If you are like most organizations, you continually have the same conversation every year. It’s summer, when you take the time to plan your ”End of Year” Appeal Calendar, and someone will ask, “How many letters should I send at year-end?” Then the question is, “how many emails?” Followed closely by, “is that too many emails?”
Let’s answer the question, “how many letters should I send?”
We know, when budgets are tight, two letters can seem extremely expensive. Sometimes the conversation changes from, “how many letters should I send?” to “how few letters can I send?” A lot of organizations are shifting to one letter, but more important is to see the letter as one element in the year-end appeal calendar. Before you eliminate one or all letters, consider what else you can change in the overall calendar.
If the decision is purely cost-based, ways to reduce costs on a letter include sending:
- One letter to everyone in your database and one postcard to non-responders who gave by post last year
- One letter to everyone
- One letter only to donors and LYBUNTs who gave by post last year
- Would one response card be less expensive than a tear off?
- Can it be two colors instead of multi-color?
Then include emails and social media for the balance of the campaign.
If the decision is based on time or staff constraints, there are other strategies I would implement. Email me and let me know your concerns. From there I can write you back with suggestions and/or write another article focusing on those issues.
How did your donors give last year?
I am a believer that letters encourage gifts – even online gifts. I believe that because I save the letters of the nonprofits I will donate to this year, bring them to my computer, and give online. However, that is a reminder mechanism for me, and not the reason I give. If an organization I want to support only sends me an email, I still give.
However, if your donor took the time to write a check or squeeze their credit card information onto those tiny lines on the response form, the letter may impact their gift. And no matter the size of that gift, their gift matters.
What if there are only 100 people who gave by mail last year?
There are still more ways to save. If a small number of people gave by mail over the past few years, you might be able to print your appeals in your office. It should still look professionally designed (or at least Canva-designed), including a printed response mechanism with a unique, personalized set of asks, and a return envelope.

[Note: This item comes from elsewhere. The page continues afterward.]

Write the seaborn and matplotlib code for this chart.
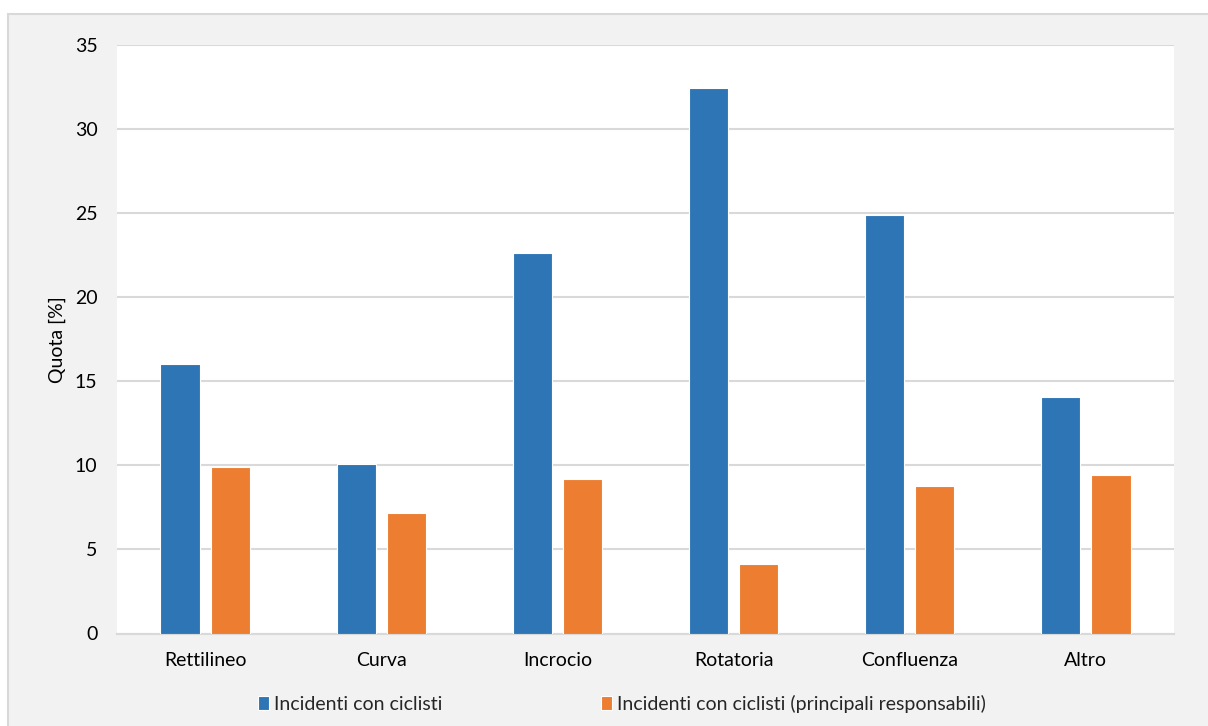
import matplotlib
matplotlib.use("Agg")
import matplotlib.pyplot as plt
from matplotlib.patches import Rectangle
import pandas as pd
import seaborn as sns

# Accident shares by road configuration
categories = ["Rettilineo", "Curva", "Incrocio", "Rotatoria", "Confluenza", "Altro"]
series_names = ["Incidenti con ciclisti",
                "Incidenti con ciclisti (principali responsabili)"]
incidenti_ciclisti = [16.05, 10.1, 22.6, 32.45, 24.9, 14.05]
incidenti_responsabili = [9.9, 7.15, 9.2, 4.15, 8.8, 9.4]
y_ticks = [0, 5, 10, 15, 20, 25, 30, 35]
y_label = "Quota [%]"

colors = ["#2E75B6", "#ED7D31"]

df = pd.DataFrame({
    "categoria": categories * 2,
    "serie": [series_names[0]] * len(categories) + [series_names[1]] * len(categories),
    "quota": incidenti_ciclisti + incidenti_responsabili,
})

sns.set_theme(style="white")
plt.rcParams["font.family"] = ["Lato", "DejaVu Sans"]

W, H = 1208, 726
fig = plt.figure(figsize=(W / 100, H / 100), dpi=100, facecolor="white")

# light grey chart panel with thin border, kept behind the axes
panel = Rectangle((8 / W, -0.01), 1.0, (H - 14) / H + 0.01,
                  transform=fig.transFigure, facecolor="#F2F2F2",
                  edgecolor="#D9D9D9", linewidth=1.5, zorder=-10)
fig.patches.append(panel)

ax = fig.add_axes([117 / W, 1 - 633.5 / H, (1174 - 117) / W, (633.5 - 45) / H])
ax.set_facecolor("white")

sns.barplot(data=df, x="categoria", y="quota", hue="serie", order=categories,
            hue_order=series_names, palette=colors, width=0.57, gap=0.22,
            edgecolor="white", linewidth=0.8, saturation=1, ax=ax)

ax.set_ylim(0, 35)
ax.set_xlim(-0.5, len(categories) - 0.5)
ax.set_yticks(y_ticks)
ax.set_yticklabels([str(t) for t in y_ticks])
ax.set_axisbelow(True)
ax.yaxis.grid(True, color="#D9D9D9", linewidth=1.5)
ax.xaxis.grid(False)
for side in ["left", "right", "top"]:
    ax.spines[side].set_visible(False)
ax.spines["bottom"].set_color("#D9D9D9")
ax.spines["bottom"].set_linewidth(1.5)
ax.spines["bottom"].set_zorder(0.5)

ax.tick_params(axis="both", length=0, labelsize=14, colors="black")
ax.tick_params(axis="x", pad=13.5)
ax.tick_params(axis="y", pad=14)
ax.set_xlabel("")
ax.set_ylabel(y_label, fontsize=14, labelpad=6, color="black")

handles, labels = ax.get_legend_handles_labels()
ax.get_legend().remove()
fig.legend(handles, labels, loc="center", bbox_to_anchor=(622 / W, 1 - 704 / H),
           ncol=2, frameon=False, fontsize=14,
           handlelength=0.55, handleheight=0.7, handletextpad=0.25,
           columnspacing=8.2)

fig.savefig("out.png", dpi=100, facecolor=fig.get_facecolor())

They do not need to know that you are printing them in-house. But, they should see the personal handwritten notes that you can write if you are printing appeals in-house.
What does all this mean? Stop procrastinating and create a:
- Calendar (include cost estimates/budget constraints)
- Theme for your year-end appeal (this makes every step easier to write)
- Write each element including the letters, emails, response mechanism, etc. (you can edit them later but do it asap, so you avoid the stress of last-minute writing)
- Thank you notes for online gift auto-response, online gift personalized note, mailed thank you note, letter from board president, and any other thank you notes you will send
Really, stop procrastinating and get to it. If you don’t know where to start, or even if you do, use AI to write stronger, clearer letters. I wrote this article about AI early in February, which seems like a lifetime ago (look for an update soon). The NYT had a great series on how to use it with guidance on prompts. Tom Ahern recently wrote an article about how he used AI in fundraising. Now you have no excuse not to get those letters done.
And speaking of letters, don’t forget to write the emails. Write more than you think you will use – at least 10 over 3 months. You can always reduce the number you use – but you won’t want to write more in crunch time.
You will feel so much better by tomorrow when you have a calendar and drafts done. Then the questions will not be “how many letters should I send?” but what other strategic elements can I add to improve the end-of-year appeal.